_Stated task_:
Set down, word for word, only the lines from the start of the records through the line bearing "var labelLineLengths = [[46, 0], [24, 36], [6, 44], [18, 47]];"; include no pictures.

_Records to use_:
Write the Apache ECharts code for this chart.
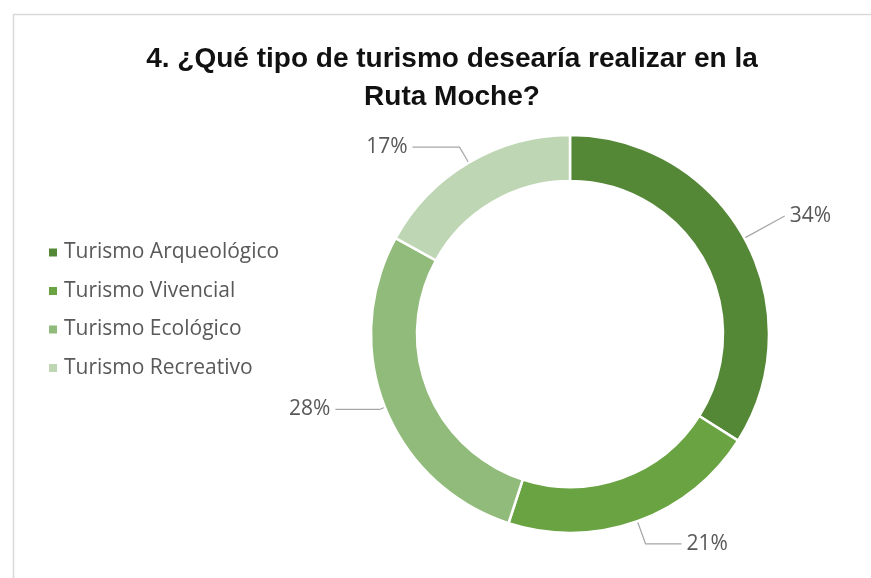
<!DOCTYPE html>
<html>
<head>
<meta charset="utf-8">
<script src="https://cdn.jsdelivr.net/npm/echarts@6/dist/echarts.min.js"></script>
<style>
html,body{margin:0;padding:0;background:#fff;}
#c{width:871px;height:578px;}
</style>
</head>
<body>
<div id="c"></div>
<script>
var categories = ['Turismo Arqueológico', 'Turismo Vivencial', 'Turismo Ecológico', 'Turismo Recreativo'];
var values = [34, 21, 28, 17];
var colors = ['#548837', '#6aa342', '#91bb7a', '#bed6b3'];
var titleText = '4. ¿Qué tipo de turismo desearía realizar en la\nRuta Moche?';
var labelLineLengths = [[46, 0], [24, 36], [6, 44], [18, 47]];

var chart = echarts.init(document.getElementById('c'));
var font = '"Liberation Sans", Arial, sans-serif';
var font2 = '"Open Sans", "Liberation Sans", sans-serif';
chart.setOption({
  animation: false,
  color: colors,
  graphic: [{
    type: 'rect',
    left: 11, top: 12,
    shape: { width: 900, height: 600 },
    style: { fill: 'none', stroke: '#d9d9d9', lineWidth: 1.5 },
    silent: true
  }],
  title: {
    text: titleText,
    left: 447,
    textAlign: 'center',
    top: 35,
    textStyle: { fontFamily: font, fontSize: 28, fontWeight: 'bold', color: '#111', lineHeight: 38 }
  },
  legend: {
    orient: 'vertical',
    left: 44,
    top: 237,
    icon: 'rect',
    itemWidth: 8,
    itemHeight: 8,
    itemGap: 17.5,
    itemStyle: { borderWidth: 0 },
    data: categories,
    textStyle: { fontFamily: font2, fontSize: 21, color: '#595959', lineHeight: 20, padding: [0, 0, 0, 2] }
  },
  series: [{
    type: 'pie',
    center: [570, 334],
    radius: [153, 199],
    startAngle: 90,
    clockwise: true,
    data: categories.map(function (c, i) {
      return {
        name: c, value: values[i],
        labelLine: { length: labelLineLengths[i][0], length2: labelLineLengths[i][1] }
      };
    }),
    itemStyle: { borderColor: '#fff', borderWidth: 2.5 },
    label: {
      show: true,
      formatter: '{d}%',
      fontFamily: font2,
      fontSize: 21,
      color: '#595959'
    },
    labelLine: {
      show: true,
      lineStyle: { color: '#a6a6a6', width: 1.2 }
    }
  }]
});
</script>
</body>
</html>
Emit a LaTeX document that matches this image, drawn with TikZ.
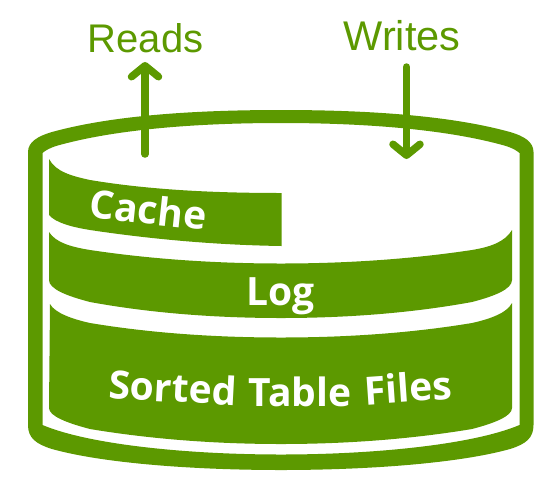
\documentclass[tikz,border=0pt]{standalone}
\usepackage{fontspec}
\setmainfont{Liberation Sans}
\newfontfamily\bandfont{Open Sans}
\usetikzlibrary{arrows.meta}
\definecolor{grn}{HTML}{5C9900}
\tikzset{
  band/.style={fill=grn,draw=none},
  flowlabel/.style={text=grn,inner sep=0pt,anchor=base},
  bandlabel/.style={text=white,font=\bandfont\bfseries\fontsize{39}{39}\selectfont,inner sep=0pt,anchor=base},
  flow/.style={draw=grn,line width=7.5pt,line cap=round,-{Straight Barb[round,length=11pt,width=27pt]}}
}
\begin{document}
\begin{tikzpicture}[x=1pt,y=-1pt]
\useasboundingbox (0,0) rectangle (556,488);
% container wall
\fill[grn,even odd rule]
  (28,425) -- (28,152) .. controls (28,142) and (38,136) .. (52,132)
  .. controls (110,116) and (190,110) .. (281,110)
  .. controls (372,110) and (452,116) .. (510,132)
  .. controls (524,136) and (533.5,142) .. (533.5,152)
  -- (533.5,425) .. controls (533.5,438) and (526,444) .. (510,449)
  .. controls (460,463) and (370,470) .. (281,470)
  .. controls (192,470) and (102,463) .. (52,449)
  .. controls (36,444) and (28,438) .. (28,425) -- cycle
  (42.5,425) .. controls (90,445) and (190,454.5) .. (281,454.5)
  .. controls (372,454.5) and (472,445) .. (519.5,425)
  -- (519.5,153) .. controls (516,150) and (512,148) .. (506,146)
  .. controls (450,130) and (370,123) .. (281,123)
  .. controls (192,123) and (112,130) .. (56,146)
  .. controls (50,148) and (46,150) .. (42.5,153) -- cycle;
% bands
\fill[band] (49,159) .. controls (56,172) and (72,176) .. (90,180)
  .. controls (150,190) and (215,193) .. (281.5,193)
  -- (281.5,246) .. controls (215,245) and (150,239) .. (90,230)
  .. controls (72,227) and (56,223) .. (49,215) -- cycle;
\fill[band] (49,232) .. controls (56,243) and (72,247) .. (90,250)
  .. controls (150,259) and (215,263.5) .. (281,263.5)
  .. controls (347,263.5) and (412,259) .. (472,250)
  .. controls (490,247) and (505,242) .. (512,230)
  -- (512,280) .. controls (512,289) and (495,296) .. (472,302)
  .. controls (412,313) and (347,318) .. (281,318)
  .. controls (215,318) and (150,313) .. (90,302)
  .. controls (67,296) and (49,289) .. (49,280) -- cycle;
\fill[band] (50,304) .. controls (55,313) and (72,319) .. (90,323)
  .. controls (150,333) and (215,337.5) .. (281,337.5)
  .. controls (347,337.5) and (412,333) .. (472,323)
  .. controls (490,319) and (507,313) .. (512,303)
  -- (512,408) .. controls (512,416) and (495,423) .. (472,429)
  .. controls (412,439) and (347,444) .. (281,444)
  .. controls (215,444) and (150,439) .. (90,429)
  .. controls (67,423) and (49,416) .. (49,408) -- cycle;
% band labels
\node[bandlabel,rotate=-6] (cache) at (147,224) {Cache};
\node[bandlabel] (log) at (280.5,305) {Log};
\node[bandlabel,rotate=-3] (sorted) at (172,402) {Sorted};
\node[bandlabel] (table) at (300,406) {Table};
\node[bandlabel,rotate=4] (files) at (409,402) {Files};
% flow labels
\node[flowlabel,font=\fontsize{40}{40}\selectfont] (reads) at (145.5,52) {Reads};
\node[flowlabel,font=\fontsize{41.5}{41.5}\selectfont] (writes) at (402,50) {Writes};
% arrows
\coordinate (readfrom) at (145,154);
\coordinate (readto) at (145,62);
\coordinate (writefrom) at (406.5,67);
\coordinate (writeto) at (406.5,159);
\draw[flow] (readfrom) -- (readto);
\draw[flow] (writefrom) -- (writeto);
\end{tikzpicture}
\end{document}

_Response for this exercise_:
Write the Apache ECharts code for this chart.
<!DOCTYPE html>
<html>
<head>
<meta charset="utf-8">
<script src="https://cdn.jsdelivr.net/npm/echarts@6/dist/echarts.min.js"></script>
<style>
html,body{margin:0;padding:0;background:#fff;}
#c{width:871px;height:578px;}
</style>
</head>
<body>
<div id="c"></div>
<script>
var categories = ['Turismo Arqueológico', 'Turismo Vivencial', 'Turismo Ecológico', 'Turismo Recreativo'];
var values = [34, 21, 28, 17];
var colors = ['#548837', '#6aa342', '#91bb7a', '#bed6b3'];
var titleText = '4. ¿Qué tipo de turismo desearía realizar en la\nRuta Moche?';
var labelLineLengths = [[46, 0], [24, 36], [6, 44], [18, 47]];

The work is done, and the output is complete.